— START OF DATA EXCERPT —

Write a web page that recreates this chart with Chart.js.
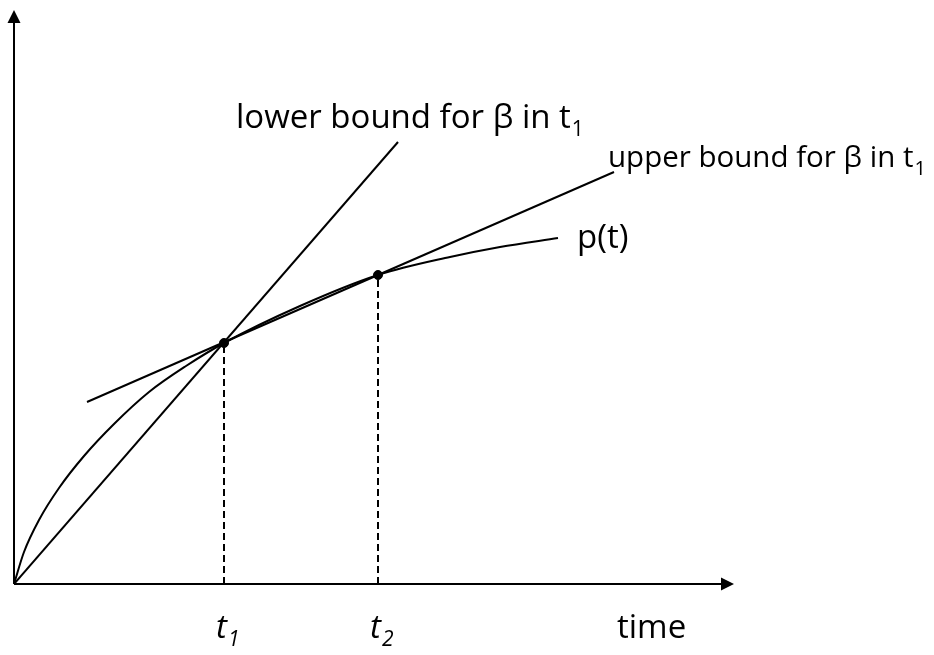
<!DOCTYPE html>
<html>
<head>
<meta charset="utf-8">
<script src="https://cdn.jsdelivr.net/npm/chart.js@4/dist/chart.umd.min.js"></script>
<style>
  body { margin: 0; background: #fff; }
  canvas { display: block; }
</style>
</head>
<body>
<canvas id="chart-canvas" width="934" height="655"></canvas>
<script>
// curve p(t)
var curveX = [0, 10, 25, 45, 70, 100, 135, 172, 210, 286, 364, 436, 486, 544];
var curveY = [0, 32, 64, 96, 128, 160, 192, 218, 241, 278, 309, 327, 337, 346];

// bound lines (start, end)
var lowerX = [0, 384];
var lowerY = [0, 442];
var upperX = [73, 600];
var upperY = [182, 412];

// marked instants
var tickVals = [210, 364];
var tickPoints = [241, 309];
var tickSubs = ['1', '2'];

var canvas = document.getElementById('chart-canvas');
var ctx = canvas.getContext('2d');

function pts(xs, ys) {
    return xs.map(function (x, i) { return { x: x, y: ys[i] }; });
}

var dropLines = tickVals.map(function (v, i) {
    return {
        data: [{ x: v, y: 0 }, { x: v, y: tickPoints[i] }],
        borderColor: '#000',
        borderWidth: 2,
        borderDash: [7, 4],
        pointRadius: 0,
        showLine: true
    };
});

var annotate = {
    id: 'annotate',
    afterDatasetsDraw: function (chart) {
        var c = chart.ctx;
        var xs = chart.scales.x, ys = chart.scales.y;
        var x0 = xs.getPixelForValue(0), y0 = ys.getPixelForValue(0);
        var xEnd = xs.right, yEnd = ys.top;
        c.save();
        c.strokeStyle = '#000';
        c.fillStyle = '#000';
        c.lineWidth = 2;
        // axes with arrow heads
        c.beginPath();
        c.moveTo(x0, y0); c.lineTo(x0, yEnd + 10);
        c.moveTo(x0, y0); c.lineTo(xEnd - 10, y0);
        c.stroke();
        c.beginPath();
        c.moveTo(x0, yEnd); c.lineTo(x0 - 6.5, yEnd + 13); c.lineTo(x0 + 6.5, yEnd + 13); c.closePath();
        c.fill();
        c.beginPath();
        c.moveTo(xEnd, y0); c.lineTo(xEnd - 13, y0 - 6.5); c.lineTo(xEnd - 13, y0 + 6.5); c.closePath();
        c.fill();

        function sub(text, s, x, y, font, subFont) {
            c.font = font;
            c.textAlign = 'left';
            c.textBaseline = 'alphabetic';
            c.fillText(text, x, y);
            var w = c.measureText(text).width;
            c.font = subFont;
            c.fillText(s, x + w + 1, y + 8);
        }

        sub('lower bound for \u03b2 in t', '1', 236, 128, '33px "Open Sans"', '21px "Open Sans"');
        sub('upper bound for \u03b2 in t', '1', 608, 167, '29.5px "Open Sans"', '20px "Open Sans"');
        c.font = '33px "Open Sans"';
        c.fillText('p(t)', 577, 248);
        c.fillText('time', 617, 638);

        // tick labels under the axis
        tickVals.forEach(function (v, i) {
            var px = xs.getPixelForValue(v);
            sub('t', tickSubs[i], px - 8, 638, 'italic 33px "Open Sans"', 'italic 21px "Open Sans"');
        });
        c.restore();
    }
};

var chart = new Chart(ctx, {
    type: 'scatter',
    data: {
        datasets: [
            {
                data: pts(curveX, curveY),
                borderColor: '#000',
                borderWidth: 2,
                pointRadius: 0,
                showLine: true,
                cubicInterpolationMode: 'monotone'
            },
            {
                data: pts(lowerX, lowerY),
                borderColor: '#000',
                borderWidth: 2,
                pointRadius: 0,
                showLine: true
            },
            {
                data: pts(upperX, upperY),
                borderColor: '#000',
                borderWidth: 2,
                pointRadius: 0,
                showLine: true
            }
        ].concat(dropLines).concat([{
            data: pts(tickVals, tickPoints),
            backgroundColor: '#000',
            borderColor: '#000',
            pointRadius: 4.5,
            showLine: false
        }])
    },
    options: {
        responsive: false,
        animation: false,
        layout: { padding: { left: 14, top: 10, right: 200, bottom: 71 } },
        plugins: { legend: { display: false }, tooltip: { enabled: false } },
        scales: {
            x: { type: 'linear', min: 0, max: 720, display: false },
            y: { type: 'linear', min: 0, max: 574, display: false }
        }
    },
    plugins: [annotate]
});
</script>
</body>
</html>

— END OF DATA EXCERPT —

Leaving out the pictures, repeat the data above exactly.

Write a web page that recreates this chart with Chart.js.
<!DOCTYPE html>
<html>
<head>
<meta charset="utf-8">
<script src="https://cdn.jsdelivr.net/npm/chart.js@4/dist/chart.umd.min.js"></script>
<style>
  body { margin: 0; background: #fff; }
  canvas { display: block; }
</style>
</head>
<body>
<canvas id="chart-canvas" width="934" height="655"></canvas>
<script>
// curve p(t)
var curveX = [0, 10, 25, 45, 70, 100, 135, 172, 210, 286, 364, 436, 486, 544];
var curveY = [0, 32, 64, 96, 128, 160, 192, 218, 241, 278, 309, 327, 337, 346];

// bound lines (start, end)
var lowerX = [0, 384];
var lowerY = [0, 442];
var upperX = [73, 600];
var upperY = [182, 412];

// marked instants
var tickVals = [210, 364];
var tickPoints = [241, 309];
var tickSubs = ['1', '2'];

var canvas = document.getElementById('chart-canvas');
var ctx = canvas.getContext('2d');

function pts(xs, ys) {
    return xs.map(function (x, i) { return { x: x, y: ys[i] }; });
}

var dropLines = tickVals.map(function (v, i) {
    return {
        data: [{ x: v, y: 0 }, { x: v, y: tickPoints[i] }],
        borderColor: '#000',
        borderWidth: 2,
        borderDash: [7, 4],
        pointRadius: 0,
        showLine: true
    };
});

var annotate = {
    id: 'annotate',
    afterDatasetsDraw: function (chart) {
        var c = chart.ctx;
        var xs = chart.scales.x, ys = chart.scales.y;
        var x0 = xs.getPixelForValue(0), y0 = ys.getPixelForValue(0);
        var xEnd = xs.right, yEnd = ys.top;
        c.save();
        c.strokeStyle = '#000';
        c.fillStyle = '#000';
        c.lineWidth = 2;
        // axes with arrow heads
        c.beginPath();
        c.moveTo(x0, y0); c.lineTo(x0, yEnd + 10);
        c.moveTo(x0, y0); c.lineTo(xEnd - 10, y0);
        c.stroke();
        c.beginPath();
        c.moveTo(x0, yEnd); c.lineTo(x0 - 6.5, yEnd + 13); c.lineTo(x0 + 6.5, yEnd + 13); c.closePath();
        c.fill();
        c.beginPath();
        c.moveTo(xEnd, y0); c.lineTo(xEnd - 13, y0 - 6.5); c.lineTo(xEnd - 13, y0 + 6.5); c.closePath();
        c.fill();

        function sub(text, s, x, y, font, subFont) {
            c.font = font;
            c.textAlign = 'left';
            c.textBaseline = 'alphabetic';
            c.fillText(text, x, y);
            var w = c.measureText(text).width;
            c.font = subFont;
            c.fillText(s, x + w + 1, y + 8);
        }

        sub('lower bound for \u03b2 in t', '1', 236, 128, '33px "Open Sans"', '21px "Open Sans"');
        sub('upper bound for \u03b2 in t', '1', 608, 167, '29.5px "Open Sans"', '20px "Open Sans"');
        c.font = '33px "Open Sans"';
        c.fillText('p(t)', 577, 248);
        c.fillText('time', 617, 638);

        // tick labels under the axis
        tickVals.forEach(function (v, i) {
            var px = xs.getPixelForValue(v);
            sub('t', tickSubs[i], px - 8, 638, 'italic 33px "Open Sans"', 'italic 21px "Open Sans"');
        });
        c.restore();
    }
};

var chart = new Chart(ctx, {
    type: 'scatter',
    data: {
        datasets: [
            {
                data: pts(curveX, curveY),
                borderColor: '#000',
                borderWidth: 2,
                pointRadius: 0,
                showLine: true,
                cubicInterpolationMode: 'monotone'
            },
            {
                data: pts(lowerX, lowerY),
                borderColor: '#000',
                borderWidth: 2,
                pointRadius: 0,
                showLine: true
            },
            {
                data: pts(upperX, upperY),
                borderColor: '#000',
                borderWidth: 2,
                pointRadius: 0,
                showLine: true
            }
        ].concat(dropLines).concat([{
            data: pts(tickVals, tickPoints),
            backgroundColor: '#000',
            borderColor: '#000',
            pointRadius: 4.5,
            showLine: false
        }])
    },
    options: {
        responsive: false,
        animation: false,
        layout: { padding: { left: 14, top: 10, right: 200, bottom: 71 } },
        plugins: { legend: { display: false }, tooltip: { enabled: false } },
        scales: {
            x: { type: 'linear', min: 0, max: 720, display: false },
            y: { type: 'linear', min: 0, max: 574, display: false }
        }
    },
    plugins: [annotate]
});
</script>
</body>
</html>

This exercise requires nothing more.